1 In the Appendices and Glossary they are referred to as the 'Zensunni Wanderers'. However in the narrative the term is never used either by the Fremen or others. Some critics have suggested the Fremen use 'Misr' when referring to themselves. The evidence for that is ambiguous. The 'Terminology' at the back of the book says that the Fremen call themselves the 'Misr' meaning 'the people'. However in the text it is used once - by the Reverend Mother Ramallo, who declares; 'We are the people of Misr.' i.e. a place. The term is the Arabic for 'Egypt' (deriving from the Semitic for 'border') and refers to their supposed origins.

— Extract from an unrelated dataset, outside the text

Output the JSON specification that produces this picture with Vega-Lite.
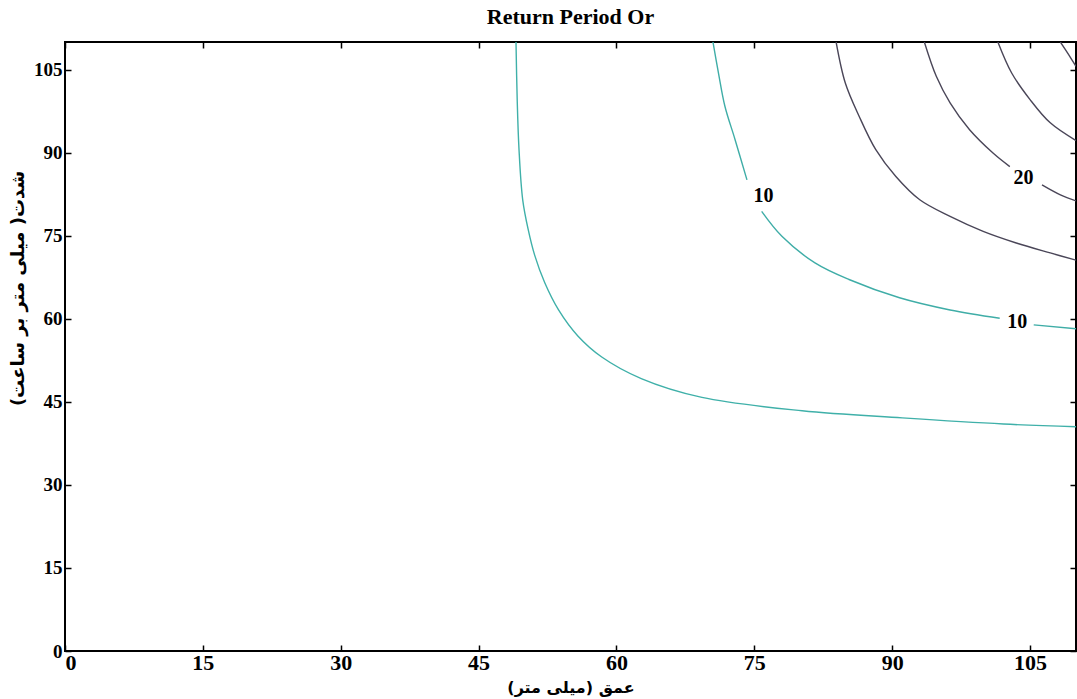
{
  "$schema": "https://vega.github.io/schema/vega-lite/v6.json",
  "autosize": "none",
  "width": 1011,
  "height": 609,
  "padding": {"left": 65, "top": 42, "right": 1, "bottom": 48},
  "background": "white",
  "title": {"text": "Return Period Or", "font": "Liberation Serif", "fontSize": 22, "fontWeight": "bold", "color": "black", "anchor": "middle", "offset": 12},
  "config": {
    "view": {"stroke": "black", "strokeWidth": 2},
    "axis": {"grid": false, "domain": false, "tickColor": "black", "tickWidth": 1.5, "tickSize": -6, "labelFont": "Liberation Serif", "labelFontSize": 22, "labelFontWeight": "bold", "labelColor": "black", "titleFont": "DejaVu Sans", "titleFontSize": 16, "titleFontWeight": "bold", "titleColor": "black"}
  },
  "datasets": {
    "curves": [
      {"level": "5", "seg": "5a", "o": 1, "x": 49.07, "y": 110},
      {"level": "5", "seg": "5a", "o": 2, "x": 49.2, "y": 99.6},
      {"level": "5", "seg": "5a", "o": 3, "x": 49.4, "y": 90.5},
      {"level": "5", "seg": "5a", "o": 4, "x": 49.8, "y": 81.5},
      {"level": "5", "seg": "5a", "o": 5, "x": 50.4, "y": 76.1},
      {"level": "5", "seg": "5a", "o": 6, "x": 51.1, "y": 71.5},
      {"level": "5", "seg": "5a", "o": 7, "x": 52.2, "y": 66.5},
      {"level": "5", "seg": "5a", "o": 8, "x": 53.7, "y": 61.6},
      {"level": "5", "seg": "5a", "o": 9, "x": 55.8, "y": 56.9},
      {"level": "5", "seg": "5a", "o": 10, "x": 58.4, "y": 53.1},
      {"level": "5", "seg": "5a", "o": 11, "x": 62.7, "y": 49.2},
      {"level": "5", "seg": "5a", "o": 12, "x": 69.3, "y": 45.8},
      {"level": "5", "seg": "5a", "o": 13, "x": 80.2, "y": 43.4},
      {"level": "5", "seg": "5a", "o": 14, "x": 91.1, "y": 42.1},
      {"level": "5", "seg": "5a", "o": 15, "x": 102.1, "y": 41.0},
      {"level": "5", "seg": "5a", "o": 16, "x": 110, "y": 40.5},
      {"level": "10", "seg": "10a", "o": 1, "x": 70.5, "y": 110},
      {"level": "10", "seg": "10a", "o": 2, "x": 71.1, "y": 104.4},
      {"level": "10", "seg": "10a", "o": 3, "x": 71.8, "y": 98.4},
      {"level": "10", "seg": "10a", "o": 4, "x": 72.9, "y": 92.4},
      {"level": "10", "seg": "10a", "o": 5, "x": 74.2, "y": 85.1},
      {"level": "10", "seg": "10b", "o": 6, "x": 75.8, "y": 79.4},
      {"level": "10", "seg": "10b", "o": 7, "x": 78.0, "y": 74.9},
      {"level": "10", "seg": "10b", "o": 8, "x": 81.6, "y": 70.1},
      {"level": "10", "seg": "10b", "o": 9, "x": 85.3, "y": 67.1},
      {"level": "10", "seg": "10b", "o": 10, "x": 90.8, "y": 63.8},
      {"level": "10", "seg": "10b", "o": 11, "x": 96.3, "y": 61.6},
      {"level": "10", "seg": "10b", "o": 12, "x": 101.7, "y": 60.1},
      {"level": "10", "seg": "10c", "o": 13, "x": 105.4, "y": 58.9},
      {"level": "10", "seg": "10c", "o": 14, "x": 110, "y": 58.2},
      {"level": "15", "seg": "15a", "o": 1, "x": 83.9, "y": 110},
      {"level": "15", "seg": "15a", "o": 2, "x": 84.9, "y": 102.6},
      {"level": "15", "seg": "15a", "o": 3, "x": 86.4, "y": 96.6},
      {"level": "15", "seg": "15a", "o": 4, "x": 88.2, "y": 90.6},
      {"level": "15", "seg": "15a", "o": 5, "x": 90.4, "y": 85.7},
      {"level": "15", "seg": "15a", "o": 6, "x": 93.0, "y": 81.5},
      {"level": "15", "seg": "15a", "o": 7, "x": 96.3, "y": 78.5},
      {"level": "15", "seg": "15a", "o": 8, "x": 99.9, "y": 75.8},
      {"level": "15", "seg": "15a", "o": 9, "x": 103.5, "y": 73.7},
      {"level": "15", "seg": "15a", "o": 10, "x": 107.2, "y": 71.9},
      {"level": "15", "seg": "15a", "o": 11, "x": 110, "y": 70.6},
      {"level": "20", "seg": "20a", "o": 1, "x": 93.5, "y": 110},
      {"level": "20", "seg": "20a", "o": 2, "x": 94.8, "y": 103.8},
      {"level": "20", "seg": "20a", "o": 3, "x": 96.3, "y": 99.0},
      {"level": "20", "seg": "20a", "o": 4, "x": 98.4, "y": 94.2},
      {"level": "20", "seg": "20a", "o": 5, "x": 101.0, "y": 89.9},
      {"level": "20", "seg": "20a", "o": 6, "x": 102.8, "y": 87.5},
      {"level": "20", "seg": "20b", "o": 7, "x": 106.3, "y": 84.2},
      {"level": "20", "seg": "20b", "o": 8, "x": 108.3, "y": 82.4},
      {"level": "20", "seg": "20b", "o": 9, "x": 110, "y": 81.3},
      {"level": "25", "seg": "25a", "o": 1, "x": 101.5, "y": 110},
      {"level": "25", "seg": "25a", "o": 2, "x": 103.0, "y": 104.4},
      {"level": "25", "seg": "25a", "o": 3, "x": 105.0, "y": 99.6},
      {"level": "25", "seg": "25a", "o": 4, "x": 107.2, "y": 95.4},
      {"level": "25", "seg": "25a", "o": 5, "x": 110, "y": 92.2},
      {"level": "30", "seg": "30a", "o": 1, "x": 108.3, "y": 110},
      {"level": "30", "seg": "30a", "o": 2, "x": 109.2, "y": 107.7},
      {"level": "30", "seg": "30a", "o": 3, "x": 110, "y": 105.6}
    ],
    "labels": [
      {"label": "10", "x": 76.0, "y": 82.2},
      {"label": "10", "x": 103.6, "y": 59.5},
      {"label": "20", "x": 104.3, "y": 85.5}
    ]
  },
  "resolve": {"axis": {"x": "independent", "y": "independent"}},
  "layer": [
    {
      "data": {"name": "curves"},
      "mark": {"type": "line", "interpolate": "catmull-rom", "strokeWidth": 1.4, "clip": true},
      "encoding": {
        "x": {"field": "x", "type": "quantitative", "scale": {"domain": [0, 110], "nice": false, "zero": false},
              "axis": {"orient": "bottom", "values": [0, 15, 30, 45, 60, 75, 90, 105], "labelPadding": 7, "title": "عمق (میلی متر)", "titlePadding": 6}},
        "y": {"field": "y", "type": "quantitative", "scale": {"domain": [0, 110], "nice": false, "zero": false},
              "axis": {"orient": "left", "values": [0, 15, 30, 45, 60, 75, 90, 105], "labelPadding": 9, "labelFontSize": 19, "title": "شدت( میلی متر بر ساعت)", "titleFontSize": 18, "titleAngle": -90, "titleX": -47, "titleY": 246, "titleAlign": "center", "titleBaseline": "middle"}},
        "detail": {"field": "seg"},
        "order": {"field": "o"},
        "color": {"field": "level", "type": "nominal", "legend": null,
                  "scale": {"domain": ["5", "10", "15", "20", "25", "30"], "range": ["#3fb0a9", "#3fada7", "#4a4658", "#4a4658", "#4a4658", "#4a4658"]}}
      }
    },
    {
      "data": {"name": "labels"},
      "mark": {"type": "text", "font": "Liberation Serif", "fontSize": 20, "fontWeight": "bold", "color": "black", "align": "center", "baseline": "middle"},
      "encoding": {
        "x": {"field": "x", "type": "quantitative", "axis": {"orient": "top", "values": [0, 15, 30, 45, 60, 75, 90, 105], "labels": false, "title": null}},
        "y": {"field": "y", "type": "quantitative", "axis": {"orient": "right", "values": [0, 15, 30, 45, 60, 75, 90, 105], "labels": false, "title": null}},
        "text": {"field": "label"}
      }
    }
  ]
}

2 As Paul himself noted (quoting from the Orange Catholic Bible): 'Law and duty are one; so be it. But remember these limitations - Thus you are never fully conscious. Thus do you remain immersed in the communal Tau. Thus are you always less than an individual.'
3 One variant word is given in the novel; 'cielago' for 'bat'. It is derived from Spanish. Interestingly, as the Lady Jessica notes, '....this was the language of Ilm and Fiqh....' It opens up the possibility that the Ilm and Fiqh, which are either written or oral and form part of Fremen religious culture are written in an unnamed language.